= Stated task =
Leave out the pictures and repeat the data exactly.

= Material =
——
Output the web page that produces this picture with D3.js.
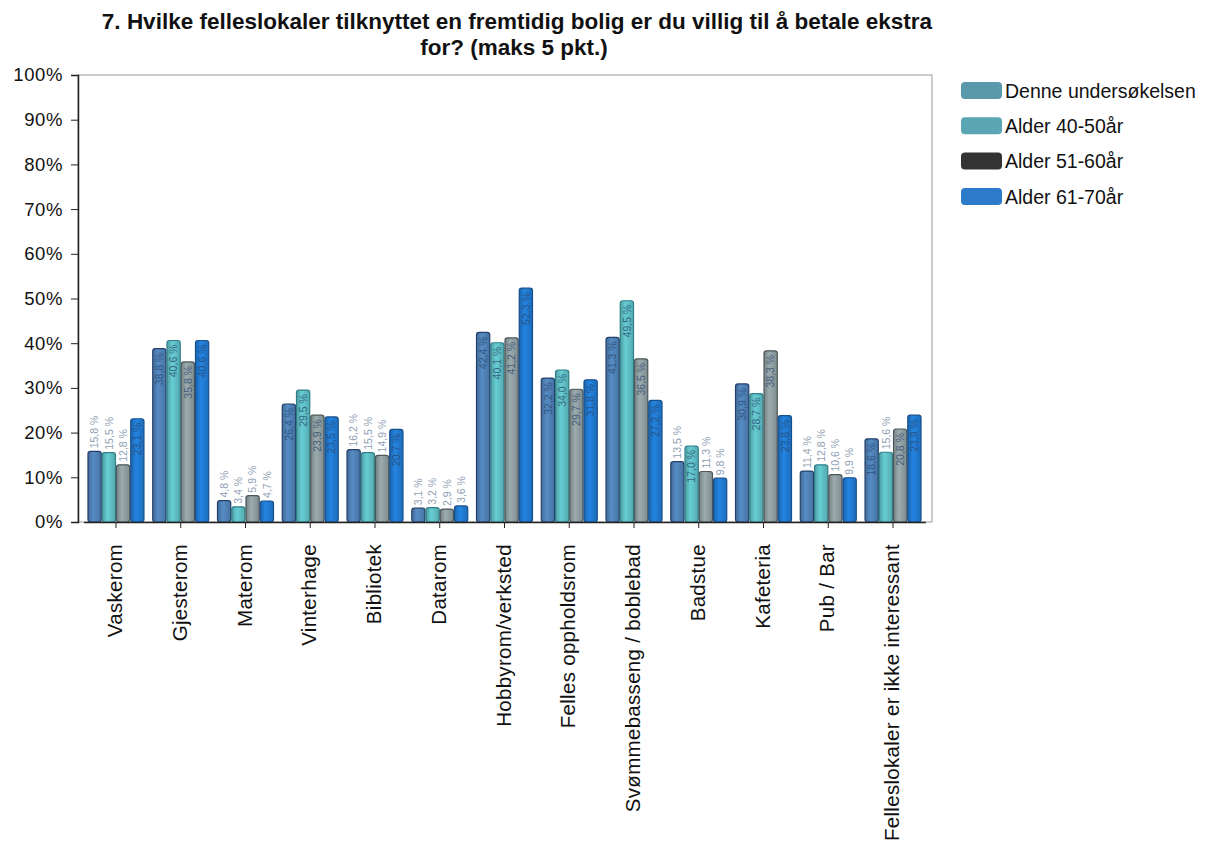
<!DOCTYPE html>
<html>
<head>
<meta charset="utf-8">
<script src="https://cdn.jsdelivr.net/npm/d3@7/dist/d3.min.js"></script>
<style>
  html, body { margin: 0; padding: 0; background: #fff; }
  svg { display: block; font-family: "Liberation Sans", Arial, sans-serif; }
</style>
</head>
<body>
<svg id="chart" width="1220" height="850"></svg>
<script>
// Categories (shared rooms) and survey series
const categories = [
  "Vaskerom", "Gjesterom", "Materom", "Vinterhage", "Bibliotek", "Datarom",
  "Hobbyrom/verksted", "Felles oppholdsrom", "Svømmebasseng / boblebad",
  "Badstue", "Kafeteria", "Pub / Bar", "Felleslokaler er ikke interessant"
];
const seriesNames = ["Denne undersøkelsen", "Alder 40-50år", "Alder 51-60år", "Alder 61-70år"];

// Percent of respondents per category, one array per series
const denneUndersokelsen = [15.8, 38.8, 4.8, 26.4, 16.2, 3.1, 42.4, 32.2, 41.3, 13.5, 30.9, 11.4, 18.6];
const alder40_50        = [15.5, 40.6, 3.4, 29.5, 15.5, 3.2, 40.1, 34.0, 49.5, 17.0, 28.7, 12.8, 15.6];
const alder51_60        = [12.8, 35.8, 5.9, 23.9, 14.9, 2.9, 41.2, 29.7, 36.5, 11.3, 38.3, 10.6, 20.8];
const alder61_70        = [23.1, 40.6, 4.7, 23.5, 20.7, 3.6, 52.3, 31.8, 27.2,  9.8, 23.8,  9.9, 23.9];

const yTicks = [0, 10, 20, 30, 40, 50, 60, 70, 80, 90, 100];

const barColors    = ["#4f80b4", "#5dbcc2", "#8e9c9f", "#2079cf"];
const barEdges     = ["#24406a", "#2f7f88", "#4d5659", "#174f8c"];
const legendColors = ["#5a98ab", "#5ba6b4", "#333333", "#2b7bc9"];

const seriesValues = [denneUndersokelsen, alder40_50, alder51_60, alder61_70];

const svg = d3.select("#chart");

// Plot frame
const frame = { left: 78, right: 932, top: 75, bottom: 522 };

const x0 = d3.scaleBand()
  .domain(categories)
  .range([83.6, 925.4])
  .paddingInner(0.12)
  .paddingOuter(0.06);

const x1 = d3.scaleBand()
  .domain(d3.range(seriesNames.length))
  .range([0, x0.bandwidth()])
  .padding(0);

const y = d3.scaleLinear().domain([0, 100]).range([frame.bottom, frame.top]);

// Horizontal gradients give the bars a rounded, tube-like shading
const defs = svg.append("defs");
barColors.forEach((c, i) => {
  const g = defs.append("linearGradient")
    .attr("id", "grad" + i)
    .attr("x1", "0%").attr("x2", "100%").attr("y1", "0%").attr("y2", "0%");
  const base = d3.color(c);
  g.append("stop").attr("offset", "0%").attr("stop-color", base.darker(0.5));
  g.append("stop").attr("offset", "40%").attr("stop-color", base.brighter(0.25));
  g.append("stop").attr("offset", "100%").attr("stop-color", base.darker(0.3));
});

// Plot area border
svg.append("rect")
  .attr("x", frame.left).attr("y", frame.top)
  .attr("width", frame.right - frame.left)
  .attr("height", frame.bottom - frame.top)
  .attr("fill", "#fff")
  .attr("stroke", "#9a9a9a")
  .attr("stroke-width", 1);

// Title
const title = svg.append("text")
  .attr("text-anchor", "middle")
  .attr("font-size", 22.5)
  .attr("font-weight", "bold")
  .attr("fill", "#111");
title.append("tspan").attr("x", 517).attr("y", 29)
  .text("7. Hvilke felleslokaler tilknyttet en fremtidig bolig er du villig til å betale ekstra");
title.append("tspan").attr("x", 514).attr("y", 55)
  .text("for? (maks 5 pkt.)");

// Bars
const fmt = d => d3.format(".1f")(d).replace(".", ",") + " %";

const rows = categories.map((c, ci) => ({
  category: c,
  values: seriesValues.map((s, si) => ({ series: si, value: s[ci] }))
}));

const groups = svg.append("g").selectAll("g")
  .data(rows)
  .join("g")
  .attr("transform", d => `translate(${x0(d.category)},0)`);

groups.selectAll("rect")
  .data(d => d.values)
  .join("rect")
  .attr("x", d => x1(d.series) + 0.5)
  .attr("y", d => y(d.value))
  .attr("width", x1.bandwidth() - 1)
  .attr("height", d => y(0) - y(d.value))
  .attr("rx", 2.5)
  .attr("fill", d => `url(#grad${d.series})`)
  .attr("stroke", d => barEdges[d.series])
  .attr("stroke-width", 1.2);

// Value labels, rotated; inside the bar top for taller bars, above otherwise
groups.selectAll("text.val")
  .data(d => d.values)
  .join("text")
  .attr("class", "val")
  .attr("font-size", 10.5)
  .attr("transform", d => {
    const cx = x1(d.series) + x1.bandwidth() / 2 + 3.8;
    const inside = d.value >= 17;
    const yy = inside ? y(d.value) + 4 : y(d.value) - 3;
    return `translate(${cx},${yy}) rotate(-90)`;
  })
  .attr("text-anchor", d => d.value >= 17 ? "end" : "start")
  .attr("fill", d => d.value >= 17 ? "#29476e" : "#8ea0b4")
  .attr("opacity", d => d.value >= 17 ? 0.75 : 1)
  .text(d => fmt(d.value));

// Y axis
const yAxis = svg.append("g")
  .attr("transform", `translate(${frame.left},0)`)
  .call(d3.axisLeft(y).tickValues(yTicks).tickFormat(d => d + "%").tickSize(7).tickPadding(8));
yAxis.select(".domain").attr("stroke", "#222").attr("stroke-width", 1.5);
yAxis.selectAll(".tick line").attr("stroke", "#222");
yAxis.selectAll(".tick text")
  .attr("font-size", 18.5)
  .attr("letter-spacing", 0.6)
  .attr("font-family", "'Liberation Sans', Arial, sans-serif")
  .attr("fill", "#111");

// X axis
const xAxis = svg.append("g")
  .attr("transform", `translate(0,${frame.bottom})`)
  .call(d3.axisBottom(x0).tickSize(6).tickSizeOuter(0));
xAxis.select(".domain").attr("stroke", "#222").attr("stroke-width", 1.5);
xAxis.selectAll(".tick line").attr("stroke", "#222");
xAxis.selectAll(".tick text")
  .attr("font-size", 20.5)
  .attr("letter-spacing", 0.3)
  .attr("font-family", "'Liberation Sans', Arial, sans-serif")
  .attr("fill", "#111")
  .attr("text-anchor", "end")
  .attr("transform", "rotate(-90)")
  .attr("x", -22)
  .attr("y", -1)
  .attr("dy", "0.35em");

// Legend
const legend = svg.append("g").attr("transform", "translate(961,82)");
const li = legend.selectAll("g")
  .data(seriesNames)
  .join("g")
  .attr("transform", (d, i) => `translate(0,${i * 35.3})`);
li.append("rect")
  .attr("width", 41).attr("height", 17).attr("rx", 4)
  .attr("fill", (d, i) => legendColors[i]);
li.append("text")
  .attr("x", 44).attr("y", 9).attr("dy", "0.35em")
  .attr("font-size", 19.5)
  .attr("fill", "#111")
  .text(d => d);
</script>
</body>
</html>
——
= Finished task =
Output the web page that produces this picture with D3.js.
<!DOCTYPE html>
<html>
<head>
<meta charset="utf-8">
<script src="https://cdn.jsdelivr.net/npm/d3@7/dist/d3.min.js"></script>
<style>
  html, body { margin: 0; padding: 0; background: #fff; }
  svg { display: block; font-family: "Liberation Sans", Arial, sans-serif; }
</style>
</head>
<body>
<svg id="chart" width="1220" height="850"></svg>
<script>
// Categories (shared rooms) and survey series
const categories = [
  "Vaskerom", "Gjesterom", "Materom", "Vinterhage", "Bibliotek", "Datarom",
  "Hobbyrom/verksted", "Felles oppholdsrom", "Svømmebasseng / boblebad",
  "Badstue", "Kafeteria", "Pub / Bar", "Felleslokaler er ikke interessant"
];
const seriesNames = ["Denne undersøkelsen", "Alder 40-50år", "Alder 51-60år", "Alder 61-70år"];

// Percent of respondents per category, one array per series
const denneUndersokelsen = [15.8, 38.8, 4.8, 26.4, 16.2, 3.1, 42.4, 32.2, 41.3, 13.5, 30.9, 11.4, 18.6];
const alder40_50        = [15.5, 40.6, 3.4, 29.5, 15.5, 3.2, 40.1, 34.0, 49.5, 17.0, 28.7, 12.8, 15.6];
const alder51_60        = [12.8, 35.8, 5.9, 23.9, 14.9, 2.9, 41.2, 29.7, 36.5, 11.3, 38.3, 10.6, 20.8];
const alder61_70        = [23.1, 40.6, 4.7, 23.5, 20.7, 3.6, 52.3, 31.8, 27.2,  9.8, 23.8,  9.9, 23.9];

const yTicks = [0, 10, 20, 30, 40, 50, 60, 70, 80, 90, 100];

const barColors    = ["#4f80b4", "#5dbcc2", "#8e9c9f", "#2079cf"];
const barEdges     = ["#24406a", "#2f7f88", "#4d5659", "#174f8c"];
const legendColors = ["#5a98ab", "#5ba6b4", "#333333", "#2b7bc9"];

const seriesValues = [denneUndersokelsen, alder40_50, alder51_60, alder61_70];

const svg = d3.select("#chart");

// Plot frame
const frame = { left: 78, right: 932, top: 75, bottom: 522 };

const x0 = d3.scaleBand()
  .domain(categories)
  .range([83.6, 925.4])
  .paddingInner(0.12)
  .paddingOuter(0.06);

const x1 = d3.scaleBand()
  .domain(d3.range(seriesNames.length))
  .range([0, x0.bandwidth()])
  .padding(0);

const y = d3.scaleLinear().domain([0, 100]).range([frame.bottom, frame.top]);

// Horizontal gradients give the bars a rounded, tube-like shading
const defs = svg.append("defs");
barColors.forEach((c, i) => {
  const g = defs.append("linearGradient")
    .attr("id", "grad" + i)
    .attr("x1", "0%").attr("x2", "100%").attr("y1", "0%").attr("y2", "0%");
  const base = d3.color(c);
  g.append("stop").attr("offset", "0%").attr("stop-color", base.darker(0.5));
  g.append("stop").attr("offset", "40%").attr("stop-color", base.brighter(0.25));
  g.append("stop").attr("offset", "100%").attr("stop-color", base.darker(0.3));
});

// Plot area border
svg.append("rect")
  .attr("x", frame.left).attr("y", frame.top)
  .attr("width", frame.right - frame.left)
  .attr("height", frame.bottom - frame.top)
  .attr("fill", "#fff")
  .attr("stroke", "#9a9a9a")
  .attr("stroke-width", 1);

// Title
const title = svg.append("text")
  .attr("text-anchor", "middle")
  .attr("font-size", 22.5)
  .attr("font-weight", "bold")
  .attr("fill", "#111");
title.append("tspan").attr("x", 517).attr("y", 29)
  .text("7. Hvilke felleslokaler tilknyttet en fremtidig bolig er du villig til å betale ekstra");
title.append("tspan").attr("x", 514).attr("y", 55)
  .text("for? (maks 5 pkt.)");

// Bars
const fmt = d => d3.format(".1f")(d).replace(".", ",") + " %";

const rows = categories.map((c, ci) => ({
  category: c,
  values: seriesValues.map((s, si) => ({ series: si, value: s[ci] }))
}));

const groups = svg.append("g").selectAll("g")
  .data(rows)
  .join("g")
  .attr("transform", d => `translate(${x0(d.category)},0)`);

groups.selectAll("rect")
  .data(d => d.values)
  .join("rect")
  .attr("x", d => x1(d.series) + 0.5)
  .attr("y", d => y(d.value))
  .attr("width", x1.bandwidth() - 1)
  .attr("height", d => y(0) - y(d.value))
  .attr("rx", 2.5)
  .attr("fill", d => `url(#grad${d.series})`)
  .attr("stroke", d => barEdges[d.series])
  .attr("stroke-width", 1.2);

// Value labels, rotated; inside the bar top for taller bars, above otherwise
groups.selectAll("text.val")
  .data(d => d.values)
  .join("text")
  .attr("class", "val")
  .attr("font-size", 10.5)
  .attr("transform", d => {
    const cx = x1(d.series) + x1.bandwidth() / 2 + 3.8;
    const inside = d.value >= 17;
    const yy = inside ? y(d.value) + 4 : y(d.value) - 3;
    return `translate(${cx},${yy}) rotate(-90)`;
  })
  .attr("text-anchor", d => d.value >= 17 ? "end" : "start")
  .attr("fill", d => d.value >= 17 ? "#29476e" : "#8ea0b4")
  .attr("opacity", d => d.value >= 17 ? 0.75 : 1)
  .text(d => fmt(d.value));

// Y axis
const yAxis = svg.append("g")
  .attr("transform", `translate(${frame.left},0)`)
  .call(d3.axisLeft(y).tickValues(yTicks).tickFormat(d => d + "%").tickSize(7).tickPadding(8));
yAxis.select(".domain").attr("stroke", "#222").attr("stroke-width", 1.5);
yAxis.selectAll(".tick line").attr("stroke", "#222");
yAxis.selectAll(".tick text")
  .attr("font-size", 18.5)
  .attr("letter-spacing", 0.6)
  .attr("font-family", "'Liberation Sans', Arial, sans-serif")
  .attr("fill", "#111");

// X axis
const xAxis = svg.append("g")
  .attr("transform", `translate(0,${frame.bottom})`)
  .call(d3.axisBottom(x0).tickSize(6).tickSizeOuter(0));
xAxis.select(".domain").attr("stroke", "#222").attr("stroke-width", 1.5);
xAxis.selectAll(".tick line").attr("stroke", "#222");
xAxis.selectAll(".tick text")
  .attr("font-size", 20.5)
  .attr("letter-spacing", 0.3)
  .attr("font-family", "'Liberation Sans', Arial, sans-serif")
  .attr("fill", "#111")
  .attr("text-anchor", "end")
  .attr("transform", "rotate(-90)")
  .attr("x", -22)
  .attr("y", -1)
  .attr("dy", "0.35em");

// Legend
const legend = svg.append("g").attr("transform", "translate(961,82)");
const li = legend.selectAll("g")
  .data(seriesNames)
  .join("g")
  .attr("transform", (d, i) => `translate(0,${i * 35.3})`);
li.append("rect")
  .attr("width", 41).attr("height", 17).attr("rx", 4)
  .attr("fill", (d, i) => legendColors[i]);
li.append("text")
  .attr("x", 44).attr("y", 9).attr("dy", "0.35em")
  .attr("font-size", 19.5)
  .attr("fill", "#111")
  .text(d => d);
</script>
</body>
</html>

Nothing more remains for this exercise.